Given his close relationship with Robert and Clara Schumann, the young Brahms had, perhaps inevitably, his own “Kreisler” associations: in early life his friend, the composer Julius Otto Grimm, once playfully conflated the fictional musician with the real in a letter to the violinist Joseph Joachim, while Brahms even toyed with the Schumannesque idea of an alter ego (Kreisler Junior) in his Variations op. 9 of 1854. But ten years on from that date, his Lieder and Songs op. 32 give an idea of where his personal literary interests lay, at least for the purposes of song-writing. The collection features Brahms’s first settings of poetry by the orientalist Georg Friedrich Daumer, whose work would later make repeated appearances in his vocal output, not least in the Liebeslieder quartets. In the op. 32 songs, Brahms adroitly pairs Daumer with fellow-orientalist August von Platen, who in the early 1820s had published two volumes of verse in the Arabic ghazal form (the first of which provided Brahms with the text for the fourth song of op. 32) as well as Spiegel des Hafis, referencing the fourteenth- century Persian lyric poet Hafez. Daumer himself later published free translations of Hafez in his Hafis, eine Sammlung persischer Gedichte of 1846, and from these Brahms chose the texts for the two final songs of op. 32.
In his juxtaposition of these two poets’ work, Brahms explores themes of loss, self-denial, a desire for liberation, suppressed recrimination and disillusionment, all expressed in the first person. Each song is vividly characterized, not least in the evocative piano writing that conflates musical content with scene-setting – as, for example, in the first song’s defining image of ineluctable, dragging movement, or the fourth song’s rushing stream dying to a trickle. But the crowning expression is of continuing, slavish devotion, in the beautiful adagio of the final song, with its beatific refrain of “wonnevoll” (“blissful”). Whether or not Brahms was expressing any personal feelings in the set, this final song might evoke the one enduring sentimental attachment in his life, to Clara Schumann. Brahms had been a tireless, devoted friend and support at the time of Robert’s decline and death, and his regard for and dependency on Clara lasted for the rest of his life (he outlived her by less than a year).
In 1892, when summering in the spa town of Bad Ischl, Brahms composed a flurry of short piano works – his first solo piano music for more than a decade.

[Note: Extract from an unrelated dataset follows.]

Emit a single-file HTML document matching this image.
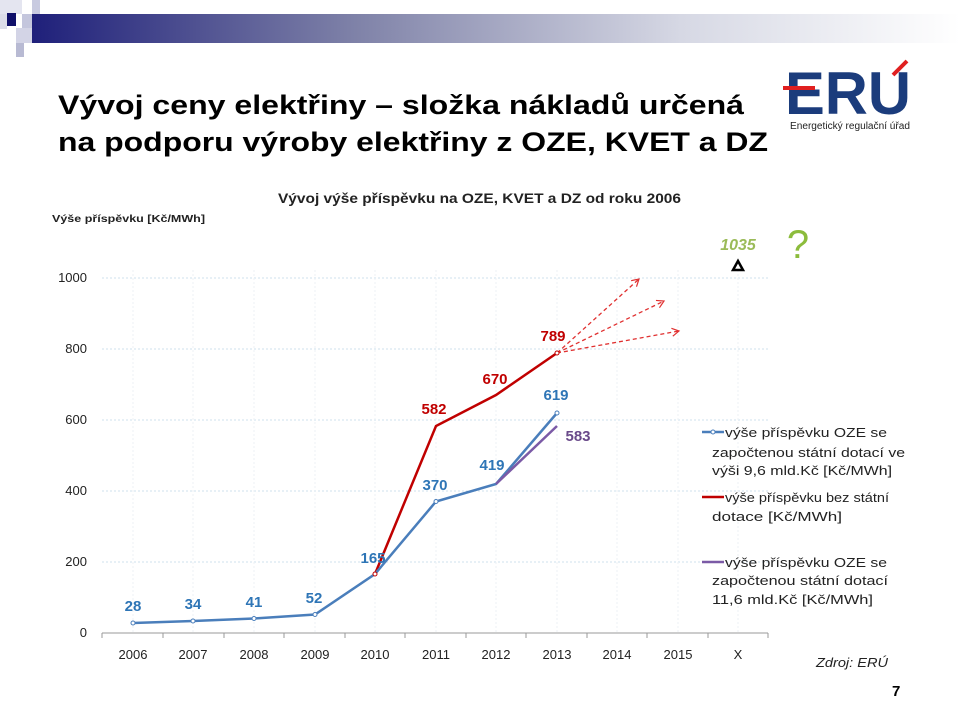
<!DOCTYPE html>
<html><head><meta charset="utf-8"><style>
html,body{margin:0;padding:0;background:#fff;width:960px;height:720px;overflow:hidden}
text{font-family:"Liberation Sans","DejaVu Sans",sans-serif}
</style></head><body>
<svg width="960" height="720" viewBox="0 0 960 720" xmlns="http://www.w3.org/2000/svg">
<defs>
<linearGradient id="bar" x1="0" x2="1" y1="0" y2="0">
<stop offset="0" stop-color="#1e1f7a"/><stop offset="0.35" stop-color="#7f82a8"/><stop offset="0.7" stop-color="#d6d8e4"/><stop offset="1" stop-color="#ffffff"/></linearGradient>
<marker id="ar" markerWidth="10" markerHeight="10" refX="8" refY="5" orient="auto" markerUnits="userSpaceOnUse"><path d="M1,1 L8,5 L1,9" fill="none" stroke="#e03030" stroke-width="1.2"/></marker>
</defs>
<rect x="30" y="14" width="930" height="29" fill="url(#bar)"/>
<rect x="0" y="0" width="22" height="14" fill="#e4e5f0"/>
<rect x="32" y="0" width="8" height="14" fill="#c8cae0"/>
<rect x="0" y="14" width="7" height="15" fill="#dcdde9"/>
<rect x="7" y="13" width="9" height="13" fill="#10106a"/>
<rect x="22" y="14" width="10" height="16" fill="#c4c6dd"/>
<rect x="16" y="28" width="16" height="15" fill="#d3d4e6"/>
<rect x="16" y="43" width="8" height="14" fill="#b8bad3"/>
<text x="58" y="114" font-size="27" font-weight="bold" fill="#000" textLength="686" lengthAdjust="spacingAndGlyphs">Vývoj ceny elektřiny – složka nákladů určená</text>
<text x="58" y="151" font-size="27" font-weight="bold" fill="#000" textLength="710" lengthAdjust="spacingAndGlyphs">na podporu výroby elektřiny z OZE, KVET a DZ</text>
<text x="785" y="114" font-size="60" font-weight="bold" fill="#1b3c7c" textLength="126" lengthAdjust="spacingAndGlyphs">ERU</text>
<line x1="783" y1="88" x2="815" y2="88" stroke="#e02020" stroke-width="4"/>
<line x1="893" y1="75" x2="907" y2="61" stroke="#e02020" stroke-width="4"/>
<text x="790" y="129" font-size="10" fill="#222" font-family="Liberation Serif,serif" textLength="120" lengthAdjust="spacingAndGlyphs">Energetický regulační úřad</text>
<text x="278" y="203" font-size="14" font-weight="bold" fill="#222" textLength="403" lengthAdjust="spacingAndGlyphs">Vývoj výše příspěvku na OZE, KVET a DZ od roku 2006</text>
<text x="52" y="222" font-size="10" font-weight="bold" fill="#222" textLength="153" lengthAdjust="spacingAndGlyphs">Výše příspěvku [Kč/MWh]</text>
<g stroke="#cfe0ee" stroke-width="1" stroke-dasharray="2,2">
<line x1="102" y1="278" x2="768" y2="278"/><line x1="102" y1="349" x2="768" y2="349"/>
<line x1="102" y1="420" x2="768" y2="420"/><line x1="102" y1="491" x2="768" y2="491"/>
<line x1="102" y1="562" x2="768" y2="562"/>
</g>
<g stroke="#eef2f6" stroke-width="1" stroke-dasharray="2,2">
<line x1="133" y1="270" x2="133" y2="633"/><line x1="193" y1="270" x2="193" y2="633"/><line x1="254" y1="270" x2="254" y2="633"/><line x1="315" y1="270" x2="315" y2="633"/><line x1="375" y1="270" x2="375" y2="633"/><line x1="436" y1="270" x2="436" y2="633"/><line x1="496" y1="270" x2="496" y2="633"/><line x1="557" y1="270" x2="557" y2="633"/><line x1="617" y1="270" x2="617" y2="633"/><line x1="678" y1="270" x2="678" y2="633"/><line x1="738" y1="270" x2="738" y2="633"/>
</g>
<line x1="102" y1="633" x2="768" y2="633" stroke="#999" stroke-width="1"/>
<g stroke="#999"><line x1="102" y1="633" x2="102" y2="638"/><line x1="163" y1="633" x2="163" y2="638"/><line x1="224" y1="633" x2="224" y2="638"/><line x1="284" y1="633" x2="284" y2="638"/><line x1="345" y1="633" x2="345" y2="638"/><line x1="405" y1="633" x2="405" y2="638"/><line x1="466" y1="633" x2="466" y2="638"/><line x1="526" y1="633" x2="526" y2="638"/><line x1="587" y1="633" x2="587" y2="638"/><line x1="647" y1="633" x2="647" y2="638"/><line x1="708" y1="633" x2="708" y2="638"/><line x1="768" y1="633" x2="768" y2="638"/></g>
<g font-size="13" fill="#222" text-anchor="end">
<text x="87" y="637">0</text><text x="87" y="566">200</text><text x="87" y="495">400</text><text x="87" y="424">600</text><text x="87" y="353">800</text><text x="87" y="282">1000</text>
</g>
<g font-size="13" fill="#222" text-anchor="middle">
<text x="133" y="659">2006</text><text x="193" y="659">2007</text><text x="254" y="659">2008</text><text x="315" y="659">2009</text><text x="375" y="659">2010</text><text x="436" y="659">2011</text><text x="496" y="659">2012</text><text x="557" y="659">2013</text><text x="617" y="659">2014</text><text x="678" y="659">2015</text><text x="738" y="659">X</text>
</g>
<g stroke="#e03030" stroke-width="1.3" stroke-dasharray="4,3" fill="none" marker-end="url(#ar)">
<line x1="557" y1="353" x2="639" y2="279"/><line x1="557" y1="353" x2="664" y2="301"/><line x1="557" y1="353" x2="679" y2="331"/>
</g>
<polyline points="375,574 436,426 496,395 557,353" fill="none" stroke="#c00000" stroke-width="2.5"/>
<polyline points="133,623 193,621 254,618.5 315,614.5 375,574 436,501.5 496,484 557,413" fill="none" stroke="#4a7ebb" stroke-width="2.5"/>
<polyline points="496,484 557,426" fill="none" stroke="#7b5aa6" stroke-width="2.5"/>
<g fill="#fff" stroke="#4a7ebb" stroke-width="1"><circle cx="133" cy="623" r="2"/><circle cx="193" cy="621" r="2"/><circle cx="254" cy="618.5" r="2"/><circle cx="315" cy="614.5" r="2"/><circle cx="436" cy="501.5" r="2"/><circle cx="557" cy="413" r="2"/></g>
<circle cx="375" cy="574" r="2" fill="#fff" stroke="#c00000"/><circle cx="557" cy="353" r="2" fill="#fff" stroke="#c00000"/>
<path d="M738,261 L743,270 L733,270 Z" fill="none" stroke="#000" stroke-width="2.5"/>
<g font-size="15" font-weight="bold" fill="#2e75b6" text-anchor="middle">
<text x="133" y="611">28</text><text x="193" y="609">34</text><text x="254" y="607">41</text><text x="314" y="603">52</text><text x="373" y="563">165</text><text x="435" y="490">370</text><text x="492" y="470">419</text><text x="556" y="400">619</text>
</g>
<g font-size="15" font-weight="bold" fill="#c00000" text-anchor="middle">
<text x="434" y="414">582</text><text x="495" y="384">670</text><text x="553" y="341">789</text>
</g>
<text x="578" y="441" font-size="15" font-weight="bold" fill="#6a4a8a" text-anchor="middle">583</text>
<text x="738" y="250" font-size="16" font-weight="bold" font-style="italic" fill="#9bbb59" text-anchor="middle">1035</text>
<text x="798" y="258" font-size="40" fill="#8cbc3c" text-anchor="middle">?</text>
<g font-size="13" fill="#222">
<line x1="702" y1="432" x2="724" y2="432" stroke="#4a7ebb" stroke-width="2.5"/><circle cx="713" cy="432" r="2" fill="#fff" stroke="#4a7ebb"/>
<text x="725" y="437" textLength="162" lengthAdjust="spacingAndGlyphs">výše příspěvku OZE se</text><text x="712" y="457" textLength="193" lengthAdjust="spacingAndGlyphs">započtenou státní dotací ve</text><text x="712" y="475" textLength="180" lengthAdjust="spacingAndGlyphs">výši 9,6 mld.Kč [Kč/MWh]</text>
<line x1="702" y1="497" x2="724" y2="497" stroke="#c00000" stroke-width="2.5"/>
<text x="725" y="502" textLength="164" lengthAdjust="spacingAndGlyphs">výše příspěvku bez státní</text><text x="712" y="521" textLength="130" lengthAdjust="spacingAndGlyphs">dotace [Kč/MWh]</text>
<line x1="702" y1="562" x2="724" y2="562" stroke="#7b5aa6" stroke-width="2.5"/>
<text x="725" y="567" textLength="162" lengthAdjust="spacingAndGlyphs">výše příspěvku OZE se</text><text x="712" y="585" textLength="176" lengthAdjust="spacingAndGlyphs">započtenou státní dotací</text><text x="712" y="604" textLength="161" lengthAdjust="spacingAndGlyphs">11,6 mld.Kč [Kč/MWh]</text>
</g>
<text x="816" y="667" font-size="13" font-style="italic" fill="#222" textLength="72" lengthAdjust="spacingAndGlyphs">Zdroj: ERÚ</text>
<text x="892" y="696" font-size="15" font-weight="bold" fill="#000">7</text>
</svg>
</body></html>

Clara heard about the new works thirdhand, and, on request, Brahms sent her first the seven Fantasias op. 116 and subsequently the three Intermezzi op. 117 too. He prefaced the first of the latter set with lines from a Scottish lullaby found in Johann Gottfried Herder’s folk-song collection Stimmen der Völker in Liedern (Clara thought she heard a Scottish note in the third Intermezzo too). But Brahms bristled at the publisher’s suggestion that the piece be given the explicit title of “Wiegenlied” (Lullaby), commenting, in what might be a self-revealing aside, that the full title would then have to be “lullaby of an inconsolable bachelor”.